A força das palavras. As manifestações são a favor da coexistência pacífica entre todas as pessoas, independentemente da pertença ética e religiosa. As pessoas não querem a guerra, usam uma linguagem de não violência e não buscam culpados (o são dos dois lados da barricada). Entre esses grupos está o movimento Women Wage Peace, que procura encontrar uma solução para o conflito, uma maneira de acabar com esta situação de (histórica) violência em Israel.
Mas quem são as Women Wage Peace? Este movimento nasceu em 2014, durante a Operação Margem Protetora – campanha militar lançada pelas poderosas forças militares israelenses contra o Hamas, na Faixa de Gaza, sob controle político da organização palestiniana. Neste ano, as mulheres judias, árabes e palestinianas marcharam em cidades de Israel e no território da Cisjordânia ocupada. Esse grupo de mulheres realizam inúmeras manifestações com o objetivo de promover o diálogo e a paz entre todos os povos e religiões.

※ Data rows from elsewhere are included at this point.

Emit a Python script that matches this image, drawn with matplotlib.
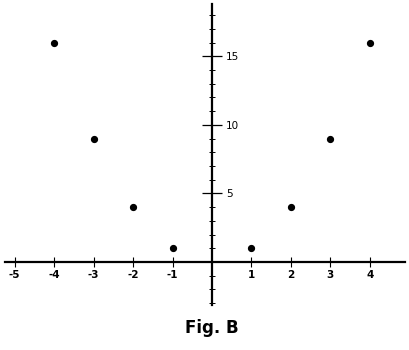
import matplotlib.pyplot as plt
import numpy as np
from matplotlib.ticker import MultipleLocator, FixedLocator

# donnees
x_vals = [-4, -3, -2, -1, 1, 2, 3, 4]
y_vals = [16, 9, 4, 1, 1, 4, 9, 16]
x_ticks = [-5, -4, -3, -2, -1, 1, 2, 3, 4]
y_ticks = [5, 10, 15]

fig = plt.figure(figsize=(4.09, 3.5), dpi=100)
ax = fig.add_axes([0, 40 / 350, 1, 310 / 350])

ax.plot(x_vals, y_vals, 'o', color='black', markersize=4.2)

ax.set_xlim(-5.37, 4.99)
ax.set_ylim(-3.5, 19.1)

for s in ['top', 'left']:
    ax.spines[s].set_visible(False)
ax.spines['bottom'].set_position('zero')
ax.spines['right'].set_position('zero')
ax.spines['bottom'].set_bounds(-5.25, 4.9)
ax.spines['right'].set_bounds(-3.1, 18.8)
ax.spines['bottom'].set_linewidth(1.6)
ax.spines['right'].set_linewidth(1.6)

ax.yaxis.set_ticks_position('right')
ax.xaxis.set_ticks_position('bottom')

ax.xaxis.set_major_locator(FixedLocator(x_ticks))
ax.set_xticklabels([str(t) for t in x_ticks], fontsize=7.5, fontweight='bold')
ax.yaxis.set_major_locator(FixedLocator(y_ticks))
ax.set_yticklabels([str(t) for t in y_ticks], fontsize=7.5)
ax.yaxis.set_minor_locator(FixedLocator([v for v in range(-3, 19) if v not in (0, 5, 10, 15)]))

ax.tick_params(axis='x', direction='inout', length=7, width=0.8, pad=2)
ax.tick_params(axis='y', which='major', direction='inout', length=14, width=0.9, pad=3)
ax.tick_params(axis='y', which='minor', direction='inout', length=5, width=0.7)

fig.text(212 / 409, 1 - 328 / 350, 'Fig. B', ha='center', va='center',
         fontsize=12, fontweight='bold')

plt.savefig('out.png', dpi=100)
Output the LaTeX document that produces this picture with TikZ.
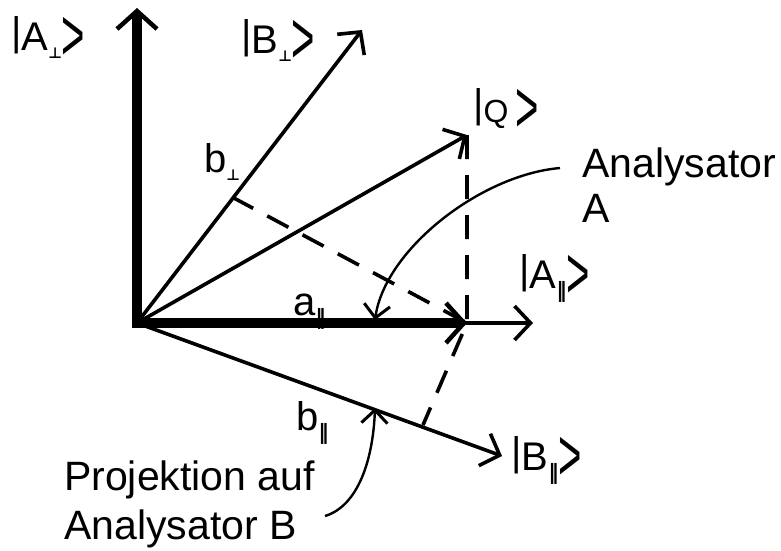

Poderia ser diferente? Ou seja, é possível acabar com este eterno conflito entre religiões tão próximas? Em primeiro lugar, é preciso aceitar que este território sagrado pertence a todos – judeus, cristãos e muçulmanos. É necessário desenvolver um intenso trabalho de cooperação e tolerância entre todos. O atual cessar-fogo entre as forças militares israelenses e o Hamas (Movimento de Resistência Islâmica) é uma esperança; mas, infelizmente, não é suficiente para resolver este histórico e sangrento conflito. Sem diálogo e compreensão de ambos os lados não haverá paz (shalom, salaam).